INTRODUCTION

Site 1006 is located in 658 m of water in the northern portion of the Santaren Channel ~30 km from the western platform edge of the Great Bahama Bank (Fig. 1). It is the most distal member of five transect sites drilled during Leg 166. Site 1006 was positioned on a thick, continuous sequence of Neogene-aged drift sediments. The sediment drifts interfinger with prograding carbonate bank deposits in the Florida Strait.

We attempted to date the sedimentary section as accurately as possible by using a combination of detailed biostratigraphy and cyclostratigraphy to document sedimentation rate changes at Site 1006. Cyclostratigraphy allows the use of the characteristics of variations in the Earth's orbital elements for producing a measure of time that results in a detailed chronostratigraphy. Recent studies have shown that orbitally induced time series can be obtained from Pliocene and Miocene sections (Hilgen, 1991; Hilgen et al., 1995; Shackleton et al., 1990). Here, we use the cyclostratigraphic technique to date the cyclic sequence of Site 1006. The Leg 166 shipboard party described the presence of pervasive cyclicity in the entire middle Miocene-lower Pliocene section (Eberli, Swart, Malone, et al., 1997). The cyclicity is attributed to sea-level changes that result in fluctuations in sediment production by the carbonate factory of the Great Bahama Bank (Eberli, Swart, Malone, et al., 1997). Delivery of neritic carbonate material to the basin during sea-level highstands results in expanded sections compared to erosion or starved sedimentation of pelagic and siliciclastic material during sea-level lowstands (Droxler and Schlager, 1985; Reijmer et al., 1988). This alternating pattern of deposition has dominated sedimentation near platforms and has also occurred at Site 1006 in the Pleistocene (Kroon et al., Chap. 2, this volume; Rendle et al., Chap. 6, this volume). There is no reason to assume that this pattern did not prevail in the Miocene-Pliocene period; thus, we assume that detailed sedimentation rate changes reflect fluctuations in carbonate platform productivity in relation to sea-level changes.

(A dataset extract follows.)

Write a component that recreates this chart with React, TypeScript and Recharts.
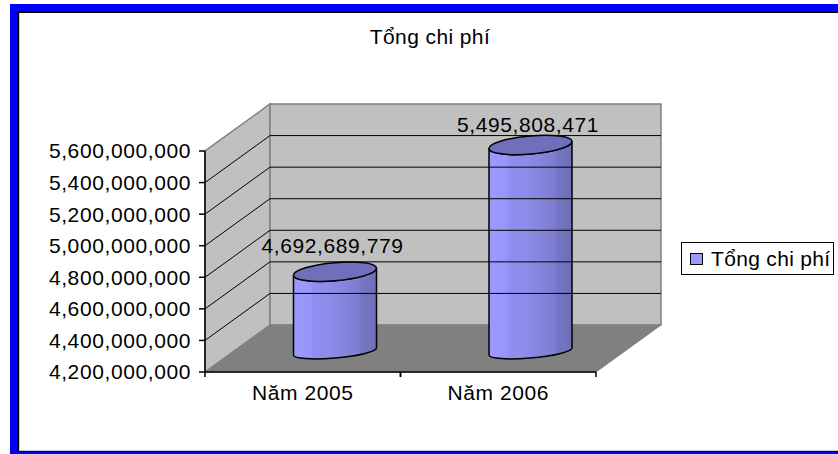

Whole-core measurement of magnetic susceptibility and downhole resistivity logs (SFLU and FMS) were used to sample the cyclic section. Unfortunately, only a single hole was drilled in the Miocene-lower Pliocene part of the section, but logging of the hole ensured a complete documentation of the cycles. The section is highly expanded, so that all the cycles can be resolved on the resistivity logs, and particularly in the FMS images. To calculate time, we mostly used the downhole logs rather than the whole-core magnetic susceptibility variations because of the possibility of core gaps. The sedimentation rates based on detailed biostratigraphy demonstrate that the dominant cycle present in the logs is compatible with the Earth's precessional cycle. In the unfortunate absence of magnetostratigraphy, time was calculated from the cycle record for the upper Miocene-lower Pliocene section of Site 1006, and this period of time was then anchored to a biostratigraphic event with a well-known absolute age.

In this paper, we show that the variability of platform production relates to precessionally induced sea-level changes. Moreover, we show that the thickness rather than the amplitude of the precessional sediment cycles is modulated at longer periods, which are very similar to known cycles of orbital eccentricity, at periods of ~125 k.y. ~400 k.y., and ~2000 k.y. Hence, we infer that eccentricity plays an important role in modulating the amplitude of sea-level change in the middle-late Miocene period.